Fiberglass boxes (made of a reinforced resin used for surfboards) are generally available from 24" to 72" long. Paint color may match window trim, or choose a neutral color that complements the masonry and doesn’t compete with the plants.
Metal grille enclosures are handsome, recalling somewhat those European balconettes or false balconies enclosing tall upper-storey windows or French doors.
If you have a special design situation— the box is an unusual size or proportion, or you want to match an original—you’ll want a custom box or to make it yourself. Rot-resistant cedar remains a good choice in much of the country. Adequate drainage holes are a necessity. Prime cedar boxes with an oil-based, stain-blocking primer. Let the primer dry for at least a day before you apply finish coats. Use compatible, high-quality exterior paint. The box will stay cleaner and be washable if you use a semi-gloss paint.

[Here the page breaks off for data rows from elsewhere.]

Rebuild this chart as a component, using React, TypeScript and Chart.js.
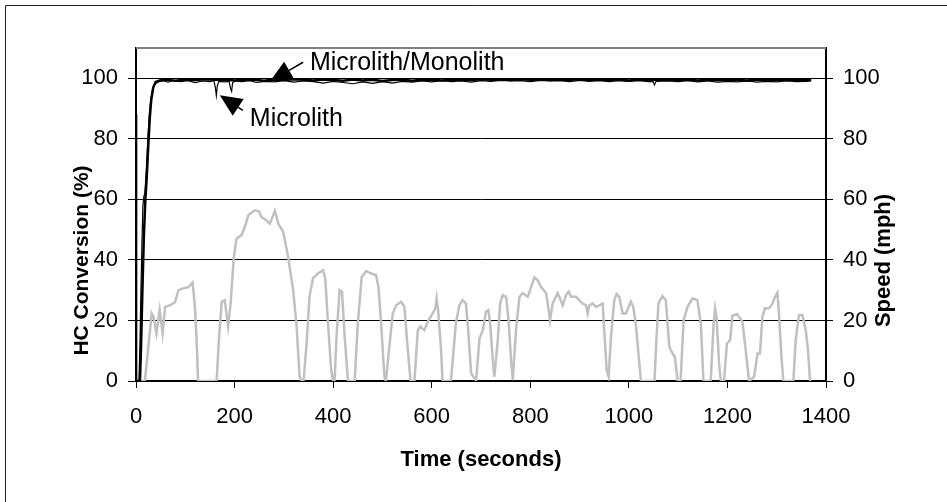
import React, { useEffect, useRef } from "react";
import { Chart, registerables } from "chart.js";

Chart.register(...registerables);

// ---- Data ----
const X_MIN = 0;
const X_MAX = 1400;
const X_STEP = 200;
const Y_MIN = 0;
const Y_MAX = 110;
const Y_STEP = 20;

// Vehicle speed (mph) vs time (s)
const SPEED_T = [
  0, 18, 25, 32, 36, 41.5, 48, 54, 59, 69, 79, 86, 96, 106, 115, 119.5, 123, 126,
  163.5, 169, 174, 180, 187, 192, 198.5, 204, 214, 221, 228, 241, 250, 254.5, 265,
  271.5, 282, 288.6, 298.6, 308.6, 318.8, 325.5, 332, 336, 340, 346, 352, 359, 369,
  379.5, 384, 389.6, 396, 400, 403, 406.5, 413, 418, 423, 430, 443.7, 450, 458, 467,
  477, 487, 492, 497.3, 504, 507, 514, 521, 527.8, 537.9, 544.6, 551, 557, 565,
  571.8, 577, 585, 592, 602, 607.4, 610, 613, 619, 622, 639, 649, 656, 662.6,
  669.4, 674, 680, 690, 697, 703.7, 710, 715, 718.5, 724, 727, 734, 738.8, 744, 751,
  756, 761, 764.5, 771, 778, 784.8, 795, 801.6, 808.4, 815, 822, 832, 835.4, 840,
  845.4, 855.5, 859, 865.7, 872.5, 878, 882.6, 892.7, 899.5, 906, 913, 916.4, 919.8,
  926.5, 933, 940, 946.8, 950, 955, 959, 963.7, 970.4, 975, 980.6, 987.4, 994, 1004,
  1008.9, 1014, 1020, 1024.5, 1052, 1056, 1060, 1068, 1075, 1078.5, 1082, 1088.6,
  1093.3, 1099, 1105, 1111, 1119, 1129, 1139, 1146, 1151.4, 1166, 1172, 1175, 1178,
  1183, 1186.6, 1193, 1199, 1205.5, 1210, 1219, 1225.8, 1230.5, 1237, 1244, 1254,
  1261, 1266, 1271, 1276, 1284.5, 1291.4, 1296, 1301.4, 1305, 1309.6, 1313.5,
  1333.8, 1338.5, 1345, 1352, 1359, 1363.5, 1367.6,
];
const SPEED = [
  0, 0, 11.3, 22.3, 21, 15.7, 23.4, 15.7, 24.5, 25, 26, 30, 30.6, 31, 32.5, 24.5, 13.5, 0,
  0, 15.7, 26.2, 26.7, 18, 25.6, 41, 47, 48.2, 51, 54.8, 56.4, 56, 54.2, 53,
  52, 56.2, 52, 49.3, 41, 30, 19, 1.4, 0, 0, 12, 27.8, 33.9, 35.5,
  36.6, 33.9, 19, 3.6, 0, 0, 13.5, 30, 29.5, 15.7, 0, 0, 19, 34.4, 36.3,
  35.5, 35, 31, 19, 1.4, 0, 11.3, 22.3, 25, 26.2, 24.5, 11.3, 0, 0,
  16.8, 18, 16.8, 19.6, 22.3, 24, 27.3, 23.4, 10.2, 0, 0, 19, 25, 26.7,
  25.6, 16.8, 2.5, 0, 14, 16.8, 22.9, 23.4, 19, 6.9, 1.4, 13.5, 25.6, 28.4, 27.8,
  20, 6.9, 0.3, 16.8, 27.8, 29, 27.8, 31, 34.2, 33.3, 31, 29, 25.6, 20,
  25.6, 29, 27.8, 25, 28.4, 29.5, 27.8, 27.8, 26.7, 25.6, 25, 22.3, 25,
  25.6, 24.5, 25, 25.6, 16.8, 3.6, 1.4, 14.6, 26.7, 28.7, 27.8, 22.3, 22.3, 26.2,
  24.5, 19, 8, 0, 0, 14, 25.6, 28, 26.7, 19, 11.3, 9.1,
  8, 0, 0, 20, 24.5, 27.3, 26.7, 19, 0, 0, 19, 24, 21.2,
  5.8, 0, 0, 12.4, 13.5, 21.5, 22.1, 20.7, 19.6, 10.2, 0, 1.4,
  9.1, 9.1, 21.2, 24, 24, 25.6, 27.6, 29.2, 21.2, 8, 0,
  0, 13.5, 21.8, 21.8, 16.8, 10.2, 0,
];

// HC conversion (%) – Microlith/Monolith
const MONO_T = [
  0, 8, 10, 13, 16, 19, 22, 25, 28, 31, 35, 40, 48, 60, 80, 100, 120, 140, 160, 180,
  200, 220, 240, 260, 280, 300, 320, 340, 360, 380, 400, 420, 440, 460, 480, 500,
  520, 540, 560, 580, 600, 620, 640, 660, 680, 700, 720, 740, 760, 780, 800, 820,
  840, 860, 880, 900, 920, 940, 960, 980, 1000, 1020, 1040, 1060, 1080, 1100, 1120,
  1140, 1160, 1180, 1200, 1220, 1240, 1260, 1280, 1300, 1320, 1340, 1360, 1370,
];
const MONO = [
  0, 0, 10, 30, 48, 60, 68, 78, 87, 93, 97, 98.8, 99.3, 99.5, 99.2, 99.6, 99.4, 99.7, 99.5, 99.6,
  99.3, 99.6, 99.5, 99.2, 99.6, 99.4, 99.7, 99.5, 99.3, 99.6, 99.4, 99.2, 99.6, 99.3, 99.5, 99.1,
  99.4, 99.6, 99.2, 99.5, 99.6, 99.3, 99.5, 99.6, 99.4, 99.7, 99.5, 99.6, 99.4, 99.7, 99.5, 99.6,
  99.4, 99.6, 99.5, 99.7, 99.4, 99.6, 99.5, 99.6, 99.3, 99.6, 99.5, 99.6, 99.4, 99.6, 99.5,
  99.3, 99.6, 99.4, 99.6, 99.5, 99.3, 99.6, 99.4, 99.6, 99.5, 99.4, 99.6, 99.5,
];

// HC conversion (%) – Microlith
const MICRO_T = [
  0, 1, 2, 6, 8, 10, 12, 14, 16, 18, 21, 24, 27, 30, 34, 38, 45, 55, 65, 75, 90, 105,
  120, 135, 150, 158, 161, 163, 165, 168, 180, 189, 192, 194, 196, 200, 215, 230, 245,
  260, 280, 300, 320, 340, 360, 380, 400, 420, 440, 460, 480, 500, 520, 540, 560, 580,
  600, 620, 640, 660, 680, 700, 720, 740, 760, 780, 800, 820, 840, 860, 880, 900, 920,
  940, 960, 980, 1000, 1020, 1040, 1049, 1052, 1055, 1080, 1100, 1120, 1140, 1160,
  1180, 1200, 1220, 1240, 1260, 1280, 1300, 1320, 1340, 1360, 1370,
];
const MICRO = [
  88, 40, 0, 0, 12, 30, 45, 58, 61, 62, 70, 80, 88, 93, 96.5, 98, 98.8, 99.2, 98.7, 99.3, 98.9, 99.2,
  98.6, 99.1, 98.9, 99.2, 97, 94.3, 97.5, 99, 98.8, 99, 96.5, 95.7, 98.5, 99.1, 98.9, 99.2, 98.6,
  99, 98.8, 99.2, 98.7, 99.1, 98.9, 98.4, 99, 98.6, 98.2, 98.8, 98.3, 98.9, 98.4, 99, 98.7, 99.1,
  98.8, 99.2, 98.9, 99.1, 98.7, 99.2, 99, 99.3, 99.1, 99.2, 98.9, 99.3, 99.1, 99.2, 98.9, 99.3, 99,
  99.2, 98.9, 99.2, 99, 99.2, 98.9, 99, 97.8, 99, 99.1, 98.9, 99.2, 98.8, 99.1,
  98.7, 99, 98.8, 99.1, 98.7, 99, 98.8, 99.1, 98.9, 99, 99.1,
];

// Annotations (data coordinates: [time, %])
const ANNOT_MONO_TEXT = "Microlith/Monolith";
const ANNOT_MONO_TIP = [272, 99.0];
const ANNOT_MONO_TAIL = [339, 105.3];
const ANNOT_MONO_LABEL = [353, 105.1];
const ANNOT_MICRO_TEXT = "Microlith";
const ANNOT_MICRO_TIP = [170, 94.4];
const ANNOT_MICRO_TAIL = [217, 89.4];
const ANNOT_MICRO_LABEL = [231, 86.5];

const Y_TITLE = "HC Conversion (%)";
const Y2_TITLE = "Speed (mph)";
const X_TITLE = "Time (seconds)";

const FONT = "'Liberation Sans', Arial, sans-serif";
const TICK_SIZE = 22;
const TITLE_SIZE = 22;

const zip = (t: number[], v: number[]) => t.map((x, i) => ({ x, y: v[i] }));

function drawArrow(ctx: CanvasRenderingContext2D, tx: number, ty: number, fx: number, fy: number) {
  const ang = Math.atan2(ty - fy, tx - fx);
  const headLen = 22;
  const headW = 10;
  const bx = tx - headLen * Math.cos(ang);
  const by = ty - headLen * Math.sin(ang);
  ctx.beginPath();
  ctx.moveTo(fx, fy);
  ctx.lineTo(bx, by);
  ctx.strokeStyle = "#000";
  ctx.lineWidth = 1.5;
  ctx.stroke();
  ctx.beginPath();
  ctx.moveTo(tx, ty);
  ctx.lineTo(bx + headW * Math.sin(ang), by - headW * Math.cos(ang));
  ctx.lineTo(bx - headW * Math.sin(ang), by + headW * Math.cos(ang));
  ctx.closePath();
  ctx.fillStyle = "#000";
  ctx.fill();
}

function vText(ctx: CanvasRenderingContext2D, text: string, x: number, y: number, size: number) {
  ctx.save();
  ctx.translate(x, y);
  ctx.rotate(-Math.PI / 2);
  ctx.font = `bold ${size}px ${FONT}`;
  ctx.textAlign = "center";
  ctx.textBaseline = "middle";
  ctx.fillStyle = "#000";
  ctx.fillText(text, 0, 0);
  ctx.restore();
}

const decor = {
  id: "decor",
  afterDraw(chart: any) {
    const { ctx, chartArea, scales } = chart;
    const xs = scales.x;
    const ys = scales.y;
    ctx.save();
    // outer chart border (left & top visible)
    ctx.strokeStyle = "#222";
    ctx.lineWidth = 1;
    ctx.beginPath();
    ctx.moveTo(5.5, 502);
    ctx.lineTo(5.5, 5.5);
    ctx.lineTo(947, 5.5);
    ctx.stroke();
    // plot area top border
    ctx.strokeStyle = "#808080";
    ctx.lineWidth = 2;
    ctx.beginPath();
    ctx.moveTo(chartArea.left, chartArea.top);
    ctx.lineTo(chartArea.right, chartArea.top);
    ctx.stroke();

    // annotations
    const P = (p: number[]) => [xs.getPixelForValue(p[0]), ys.getPixelForValue(p[1])];
    const t1 = P(ANNOT_MONO_TIP), f1 = P(ANNOT_MONO_TAIL), l1 = P(ANNOT_MONO_LABEL);
    const t2 = P(ANNOT_MICRO_TIP), f2 = P(ANNOT_MICRO_TAIL), l2 = P(ANNOT_MICRO_LABEL);
    drawArrow(ctx, t1[0], t1[1], f1[0], f1[1]);
    drawArrow(ctx, t2[0], t2[1], f2[0], f2[1]);
    ctx.fillStyle = "#000";
    ctx.font = `25px ${FONT}`;
    ctx.textAlign = "left";
    ctx.textBaseline = "middle";
    ctx.fillText(ANNOT_MONO_TEXT, l1[0], l1[1]);
    ctx.fillText(ANNOT_MICRO_TEXT, l2[0], l2[1]);

    // axis titles (both read bottom-to-top)
    const midY = (chartArea.top + chartArea.bottom) / 2 + 46;
    vText(ctx, Y_TITLE, 82, midY, 21);
    vText(ctx, Y2_TITLE, 884, midY, TITLE_SIZE);
    ctx.restore();
  },
};

const plain = (v: any) => String(v);

export default function App() {
  const ref = useRef<HTMLCanvasElement>(null);
  useEffect(() => {
    if (!ref.current) return;
    Chart.defaults.font.family = FONT;
    Chart.defaults.color = "#000";
    const chart = new Chart(ref.current, {
      type: "line",
      data: {
        datasets: [
          {
            label: "Microlith/Monolith",
            data: zip(MONO_T, MONO),
            borderColor: "#000",
            borderWidth: 2.5,
            pointRadius: 0,
            tension: 0,
            yAxisID: "y",
          },
          {
            label: "Microlith",
            data: zip(MICRO_T, MICRO),
            borderColor: "#000",
            borderWidth: 1.2,
            pointRadius: 0,
            tension: 0,
            yAxisID: "y",
          },
          {
            label: "Speed",
            data: zip(SPEED_T, SPEED),
            borderColor: "#c0c0c0",
            borderWidth: 2.5,
            pointRadius: 0,
            tension: 0,
            yAxisID: "y2",
          },
        ],
      },
      options: {
        responsive: false,
        animation: false,
        layout: { padding: { top: 48, left: 0, right: 0, bottom: 0 } },
        plugins: { legend: { display: false }, tooltip: { enabled: false } },
        scales: {
          x: {
            type: "linear",
            min: X_MIN,
            max: X_MAX,
            ticks: { stepSize: X_STEP, font: { size: TICK_SIZE }, padding: 16, maxRotation: 0, color: "#000", callback: plain },
            grid: { drawOnChartArea: false, drawTicks: true, tickLength: 7, color: "#000", tickColor: "#000" },
            border: { display: true, color: "#000", width: 2 },
            title: { display: true, text: X_TITLE, font: { size: TITLE_SIZE, weight: "bold" }, color: "#000", padding: { top: 0, bottom: 29 } },
            afterFit: (s: any) => { s.height = 121; },
          },
          y: {
            position: "left",
            min: Y_MIN,
            max: Y_MAX,
            ticks: { stepSize: Y_STEP, includeBounds: false, font: { size: TICK_SIZE }, padding: 10, color: "#000", callback: plain },
            grid: { drawOnChartArea: true, color: "#000", lineWidth: 1, tickLength: 8, tickColor: "#000" },
            border: { display: true, color: "#000", width: 2 },
            afterFit: (s: any) => { s.width = 136; },
          },
          y2: {
            position: "right",
            min: Y_MIN,
            max: Y_MAX,
            ticks: { stepSize: Y_STEP, includeBounds: false, font: { size: TICK_SIZE }, padding: 10, color: "#000", callback: plain },
            grid: { drawOnChartArea: false, tickLength: 7, color: "#000", tickColor: "#000" },
            border: { display: true, color: "#000", width: 2 },
            afterFit: (s: any) => { s.width = 121; },
          },
        },
      },
      plugins: [decor],
    } as any);
    return () => chart.destroy();
  }, []);
  return (
    <div style={{ position: "fixed", left: 0, top: 0, width: 947, height: 502, background: "#fff" }}>
      <canvas ref={ref} width={947} height={502} style={{ display: "block" }} />
    </div>
  );
}
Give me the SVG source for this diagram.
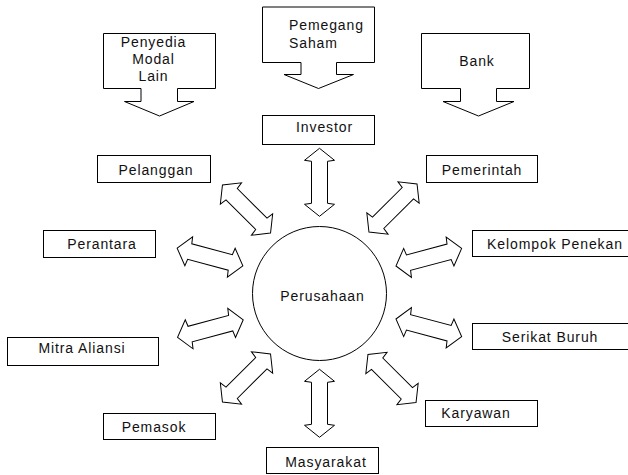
<svg xmlns="http://www.w3.org/2000/svg" xmlns:xlink="http://www.w3.org/1999/xlink" width="628" height="475" viewBox="0 0 628 475">
  <style>
    .shape { fill: #fff; stroke: #000; stroke-width: 1; stroke-linejoin: miter; }
    .lbl { font-family: "Liberation Sans", Arial, sans-serif; font-size: 14px; fill: #111; letter-spacing: 0.9px; }
    .mid { text-anchor: middle; }
  </style>
  <defs>
    <!-- double-headed hollow arrow, 68 px long, centred on the origin, pointing along x -->
    <path id="dbl" d="M34,0 L22,15 L21,8 L-21,8 L-22,15 L-34,0 L-22,-15 L-21,-8 L21,-8 L22,-15 Z"/>
  </defs>

  <rect width="628" height="475" fill="#fff"/>

  <!-- capital sources feeding the investor -->
  <g id="penyedia-modal-lain">
    <path class="shape" d="M103.5,33.5 H215.5 V88.5 H177.5 V101.5 H194 L159.5,116 L124.5,101.5 H141 V88.5 H103.5 Z"/>
    <text class="lbl mid" x="153.5" y="47">Penyedia</text>
    <text class="lbl mid" x="153.5" y="64">Modal</text>
    <text class="lbl mid" x="153.5" y="81">Lain</text>
  </g>
  <g id="pemegang-saham">
    <path class="shape" d="M262.5,7 H374.5 V62.5 H336.5 V74.5 H353.5 L318.5,88.5 L284,74.5 H301 V62.5 H262.5 Z"/>
    <text class="lbl" x="289" y="30">Pemegang</text>
    <text class="lbl" x="289" y="48">Saham</text>
  </g>
  <g id="bank">
    <path class="shape" d="M421.5,33.5 H529.5 V88.5 H496.5 V101.5 H514 L478.5,116 L443,101.5 H460.5 V88.5 H421.5 Z"/>
    <text class="lbl mid" x="477" y="66">Bank</text>
  </g>

  <!-- stakeholders around the company -->
  <g id="investor">
    <rect class="shape" x="262.5" y="115.5" width="112" height="29"/>
    <text class="lbl mid" x="324.5" y="132">Investor</text>
  </g>
  <g id="pelanggan">
    <rect class="shape" x="97.5" y="155.5" width="113" height="27"/>
    <text class="lbl mid" x="156" y="175">Pelanggan</text>
  </g>
  <g id="pemerintah">
    <rect class="shape" x="426.5" y="155.5" width="111" height="27"/>
    <text class="lbl mid" x="482" y="175">Pemerintah</text>
  </g>
  <g id="perantara">
    <rect class="shape" x="43.5" y="230.5" width="112" height="27"/>
    <text class="lbl mid" x="102" y="249">Perantara</text>
  </g>
  <g id="kelompok-penekan">
    <rect class="shape" x="472.5" y="230.5" width="170" height="26"/>
    <text class="lbl mid" x="555" y="249">Kelompok Penekan</text>
  </g>
  <g id="mitra-aliansi">
    <rect class="shape" x="7.5" y="337.5" width="151" height="28"/>
    <text class="lbl mid" x="82" y="353">Mitra Aliansi</text>
  </g>
  <g id="serikat-buruh">
    <rect class="shape" x="472.5" y="323.5" width="170" height="26"/>
    <text class="lbl mid" x="550" y="341.5">Serikat Buruh</text>
  </g>
  <g id="pemasok">
    <rect class="shape" x="103.5" y="413.5" width="112" height="26"/>
    <text class="lbl mid" x="154" y="431.5">Pemasok</text>
  </g>
  <g id="karyawan">
    <rect class="shape" x="425.5" y="400.5" width="112" height="26"/>
    <text class="lbl mid" x="476" y="418">Karyawan</text>
  </g>
  <g id="masyarakat">
    <rect class="shape" x="266.5" y="447.5" width="112" height="26"/>
    <text class="lbl mid" x="326" y="467">Masyarakat</text>
  </g>

  <!-- the company at the centre -->
  <g id="perusahaan">
    <circle class="shape" cx="319.5" cy="293.5" r="67"/>
    <text class="lbl mid" x="322.5" y="300.5">Perusahaan</text>
  </g>

  <!-- two-way relationships -->
  <g id="connectors" class="shape">
    <use xlink:href="#dbl" transform="translate(319.5,182.3) rotate(90)"/>
    <use xlink:href="#dbl" transform="translate(319.5,403.3) rotate(90)"/>
    <use xlink:href="#dbl" transform="translate(246.5,209) rotate(45)"/>
    <use xlink:href="#dbl" transform="translate(393,208) rotate(-45)"/>
    <use xlink:href="#dbl" transform="translate(210,257) rotate(15)"/>
    <use xlink:href="#dbl" transform="translate(210.4,328.6) rotate(-15)"/>
    <use xlink:href="#dbl" transform="translate(428.8,257.2) rotate(-15)"/>
    <use xlink:href="#dbl" transform="translate(428.8,327.8) rotate(15)"/>
    <use xlink:href="#dbl" transform="translate(246.5,378) rotate(-45)"/>
    <use xlink:href="#dbl" transform="translate(392,378.5) rotate(45)"/>
  </g>
</svg>
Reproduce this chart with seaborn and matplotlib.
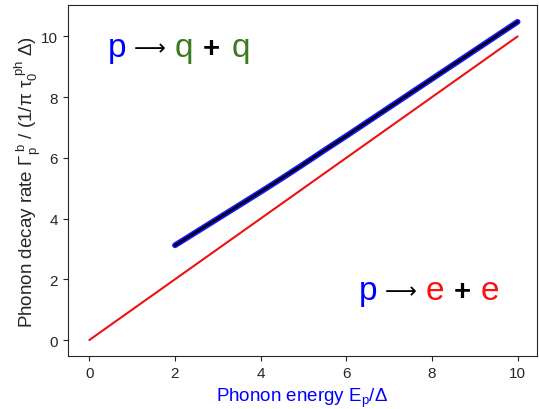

Liners are readily available and most are cheap; Home Depot has many types and sizes. The liner may be plastic or galvanized metal. For a wrought-iron box cage, use copper or galvanized metal (or a lined wood box), not plastic. Metal liners for this purpose come powder-coated in a range of colors, including a real copper finish that will develop patina.
The liner makes planting easier, holds moisture, and protects the wood box from wet soil and eventual deterioration.
Heavy boxes will stay put on masonry corbels or a sill. If there’s concern about the box shifting or falling, perhaps because of wind load or structural issues, do attach the back of the box itself to the masonry or to studs in the wall under the window. Boxes filled with wet soil are heavy: you don’t want it falling on the house, taking sheathing with it or hitting somebody. Check for level and drill pilot holes, then use lag bolts or a combination of clips and bolts. Cleats (interlocking brackets placed on the wall and the back of the window box) create an invisible hanging system.
Wooden brackets, screwed into wall studs, can be used for additional support and visual interest. Again, use best practices for attaching the brackets to wood or masonry. Even with brackets, bolt the back of the box to the wall if it is on an upper storey or likely to shift.
Note, however, that the box should not contact the wall. Always leave space for water to drain and for shingles or stucco to dry out. Ideally, the liner will keep the box itself relatively dry. Inspect the box for damage or rot at the end of the season.